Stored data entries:
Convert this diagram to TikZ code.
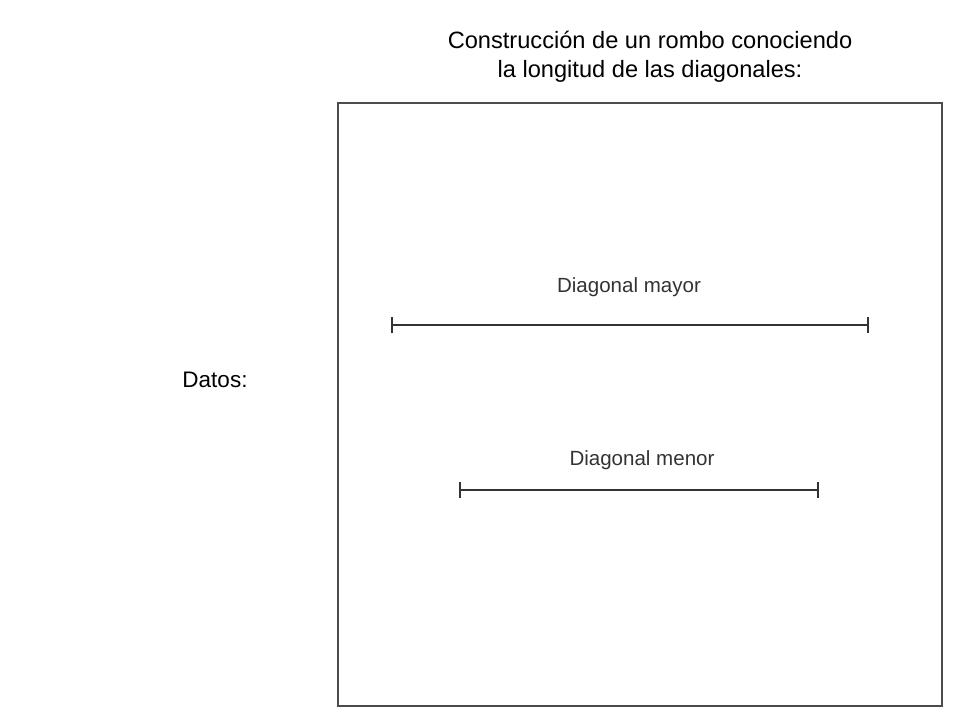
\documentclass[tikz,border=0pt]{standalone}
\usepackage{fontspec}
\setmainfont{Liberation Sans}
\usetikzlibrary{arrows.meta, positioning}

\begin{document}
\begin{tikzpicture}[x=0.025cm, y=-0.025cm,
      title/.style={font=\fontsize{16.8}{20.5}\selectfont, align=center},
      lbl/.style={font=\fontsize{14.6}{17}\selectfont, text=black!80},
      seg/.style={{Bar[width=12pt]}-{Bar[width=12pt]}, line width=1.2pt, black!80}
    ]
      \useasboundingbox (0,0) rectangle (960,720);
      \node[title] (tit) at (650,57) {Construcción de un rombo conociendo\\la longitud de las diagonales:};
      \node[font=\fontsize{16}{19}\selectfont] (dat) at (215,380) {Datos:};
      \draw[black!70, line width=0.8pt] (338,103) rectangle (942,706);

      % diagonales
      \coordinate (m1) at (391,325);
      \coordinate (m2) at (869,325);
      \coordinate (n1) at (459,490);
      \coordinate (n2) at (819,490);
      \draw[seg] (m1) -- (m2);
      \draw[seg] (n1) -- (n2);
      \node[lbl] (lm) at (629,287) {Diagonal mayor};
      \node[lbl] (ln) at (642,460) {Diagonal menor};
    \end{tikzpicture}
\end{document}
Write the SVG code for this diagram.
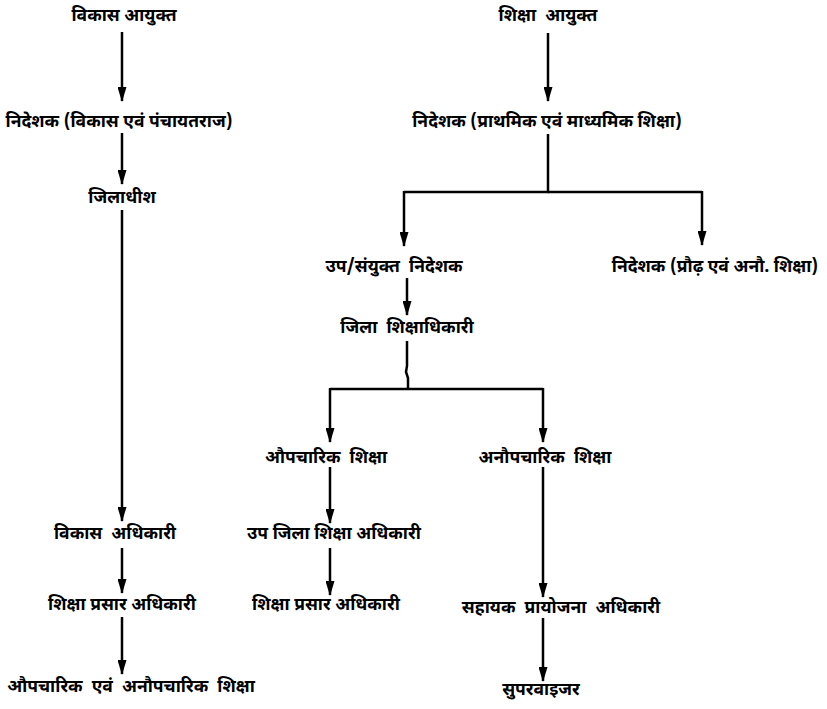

THE EXERCISE
Identify and copy all lines with the word "diagram".

CORRECT RESPONSE
Convert this diagram to TikZ code.
Write the SVG code for this diagram.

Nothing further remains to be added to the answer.